Tuam survivors want DNA samples taken immediately

Galway Daily news Legally permissible for Tuam Home survivors DNA sampling

Survivors of the Tuam Mother and Baby Home want the government to immediately begin collecting DNA samples from their members.

There is an urgency in getting the jump on this porcess, the Tuam Home Survivors’ Network said, given that many of its members are elderly or in poor health.

“Results from our ageing and in, some cases, frail membership should be banked to eliminate any delay in returning human remains to identifiable relatives for dignified burials.”

The Survivors’ Network, representing survivors of the Tuam Home and families of lost children, said DNA analysis should be done “in a way that will be of greatest benefit to the greatest number of survivors, victims and families.”

According to a statement from the Network “For this to be achieved, as much information as possible should be obtained from each sample of human remains.”

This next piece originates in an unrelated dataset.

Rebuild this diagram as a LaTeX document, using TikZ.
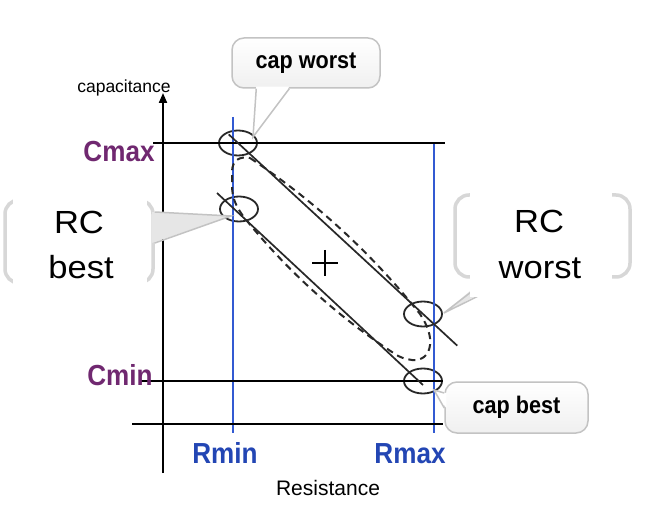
\documentclass[tikz,border=0pt]{standalone}
\usepackage{fontspec}
\setmainfont{Liberation Sans}
\newfontfamily\nbfont[FakeStretch=0.9]{Liberation Sans}
\newfontfamily\wfont[FakeStretch=1.08]{Liberation Sans}
\usetikzlibrary{shapes.geometric,arrows.meta,calc}
\definecolor{cpurple}{RGB}{112,40,112}
\definecolor{cblue}{RGB}{35,70,180}
\definecolor{lblue}{RGB}{50,90,210}
\definecolor{dk}{RGB}{40,40,40}
\definecolor{bord}{RGB}{195,195,195}
\definecolor{rcbord}{RGB}{215,215,215}
\definecolor{ptrfill}{RGB}{230,230,230}
\begin{document}
\begin{tikzpicture}[x=1pt,y=-1pt,
  axisline/.style={draw=black,line width=2},
  gridline/.style={draw=black,line width=1.8},
  rline/.style={draw=lblue,line width=1.6},
  oval/.style={ellipse,draw=dk,line width=1.8,minimum width=38,minimum height=25,inner sep=0},
  diag/.style={draw=dk,line width=1.7},
  dashline/.style={draw=dk,line width=2,dash pattern=on 7pt off 5pt},
  cbox/.style={rectangle,rounded corners=12,draw=bord,line width=1.5,top color=white,bottom color=black!6,
    font=\nbfont\bfseries\fontsize{24}{28}\selectfont,inner sep=0},
  rcbox/.style={rectangle,rounded corners=14,draw=rcbord,line width=3.5,fill=white,inner sep=0},
  rccover/.style={rectangle,fill=white,inner sep=0},
  rctext/.style={font=\wfont\fontsize{32}{36}\selectfont,anchor=base,inner sep=0},
  ptrline/.style={draw=bord,line width=1.5},
  purplelab/.style={font=\nbfont\bfseries\fontsize{29}{32}\selectfont,text=cpurple,anchor=base,inner sep=0},
  bluelab/.style={font=\nbfont\bfseries\fontsize{29}{32}\selectfont,text=cblue,anchor=base,inner sep=0},
]
\useasboundingbox (0,0) rectangle (647,510);
\fill[white] (0,0) rectangle (647,510);

% ellipses
\node[oval] (cw) at (238,143) {};
\node[oval] (rb) at (239,209) {};
\node[oval] (rw) at (423,314) {};
\node[oval] (cb) at (423,381) {};

% blue resistance lines
\draw[rline] (233,117) -- (233,433);
\draw[rline] (434,143) -- (434,433);

% capacitance lines
\draw[gridline] (153,143) -- (445,143);
\draw[gridline] (140,381) -- (443,381);

% axes
\coordinate (yb) at (163,473);
\coordinate (yt) at (163,93);
\coordinate (xl) at (132,424);
\coordinate (xr) at (443,424);
\draw[axisline,-{Triangle[length=10pt,width=8pt]}] (yb) -- (yt);
\draw[axisline] (xl) -- (xr);

% diagonals
\draw[diag] ($(cw.center)!-0.05!(rw.center)$) -- ($(cw.center)!1.185!(rw.center)$);
\draw[diag] ($(rb.center)+(-22,-16)$) -- ($(cb.center)+(0,4)$);

% dashed envelope
\draw[dashline] (250,158) .. controls (314.9,201.2) and (371.5,253.2) .. (420,314)
  .. controls (428,326) and (431,336) .. (430,345)
  .. controls (429,355) and (422,361) .. (412,360)
  .. controls (405,359) and (399,357) .. (395,354)
  .. controls (336.9,316.1) and (286.3,270.1) .. (243,216)
  .. controls (236,206) and (232,198) .. (232,185)
  -- (232,172)
  .. controls (232,160) and (240,156) .. (250,158);

% plus
\draw[line width=2] (312,263) -- (338,263);
\draw[line width=2] (325,250) -- (325,276);

% cap worst callout
\node[cbox,minimum width=148,minimum height=50] (cwbox) at (306,63) {cap worst};
\coordinate (cwt) at ($(cw.center)+(15,-6)$);
\fill[white] ($(cwbox.south west)+(25,-2)$) -- (cwt) -- ($(cwbox.south west)+(58,-2)$) -- cycle;
\draw[ptrline] ($(cwbox.south west)+(25,0)$) -- (cwt) -- ($(cwbox.south west)+(58,0)$);

% cap best callout
\node[cbox,minimum width=143,minimum height=51] (cbbox) at (516.5,407.5) {cap best};
\coordinate (cbt) at ($(cb.center)+(11,9)$);
\fill[white] ($(cbbox.west)+(2,-14.5)$) -- (cbt) -- ($(cbbox.west)+(2,0.5)$) -- cycle;
\draw[ptrline] ($(cbbox.west)+(0,-14.5)$) -- (cbt) -- ($(cbbox.west)+(0,0.5)$);

% RC best callout
\node[rcbox,minimum width=148,minimum height=83] (rbbox) at (79,241.5) {};
\coordinate (rbt) at ($(rb.center)+(-8,7)$);
\fill[ptrfill] ($(rbbox.east)+(-3,-29.5)$) -- (rbt) -- ($(rbbox.east)+(-3,1.5)$) -- cycle;
\draw[ptrline] ($(rbbox.east)+(0,-29.5)$) -- (rbt) -- ($(rbbox.east)+(0,1.5)$);
\node[rccover,minimum width=134,minimum height=102] (rbcov) at (80,241) {};
\node[rctext] (rbt1) at (79,234) {RC};
\node[rctext] (rbt2) at (81,279) {best};

% RC worst callout
\node[rcbox,minimum width=175,minimum height=82] (rwbox) at (542.5,236) {};
\coordinate (rwt) at ($(rw.east)+(1,-1)$);
\fill[ptrfill] ($(rwbox.south west)+(35,-3)$) -- (rwt) -- ($(rwbox.south west)+(60,-3)$) -- cycle;
\draw[ptrline] ($(rwbox.south west)+(35,0)$) -- (rwt) -- ($(rwbox.south west)+(60,0)$);
\node[rccover,minimum width=142,minimum height=115] (rwcov) at (541,239.5) {};
\node[rctext] (rwt1) at (539,233) {RC};
\node[rctext] (rwt2) at (540,279) {worst};

% axis labels
\node[font=\fontsize{17.5}{20}\selectfont,anchor=base,inner sep=0] (cap) at (124,93) {capacitance};
\node[font=\fontsize{21}{24}\selectfont,anchor=base,inner sep=0] (res) at (328,495) {Resistance};
\node[purplelab] (cmaxl) at (119,162) {Cmax};
\node[purplelab] (cminl) at (120,385) {Cmin};
\node[bluelab] (rminl) at (225,463) {Rmin};
\node[bluelab] (rmaxl) at (410,463) {Rmax};
\end{tikzpicture}
\end{document}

“The quantifying of the DNA extracted is the paramount task to be accomplished.”

Excavation of the former Bon Secours Mother and Baby Home, where 796 children are believed to be buried, is scheduled to begin in the latter half of 2019.

Part of that will involve extracting genetic samples from the children’s remains and trying to use that to identify them.

When the first interim report on possible options for the Tuam Home was produced, it said it would not be possible to extract DNA from the remains buried there.

However, advances in genetic science and technology in the past few years have changed that scenario.

The Survivors’ Network insists that the earlier samples are taken and quantified, the easier it will be to determine how to proceed with analysis.

Where there is a high yield of DNA from samples, the network says STR analysis can be used to compare them to samples provided by potential family members.

If there is no match, or the quality of the DNA samples is not as good, further analysis technique can be used to compare them to genealogy companies or identify information on genealogy or medical history.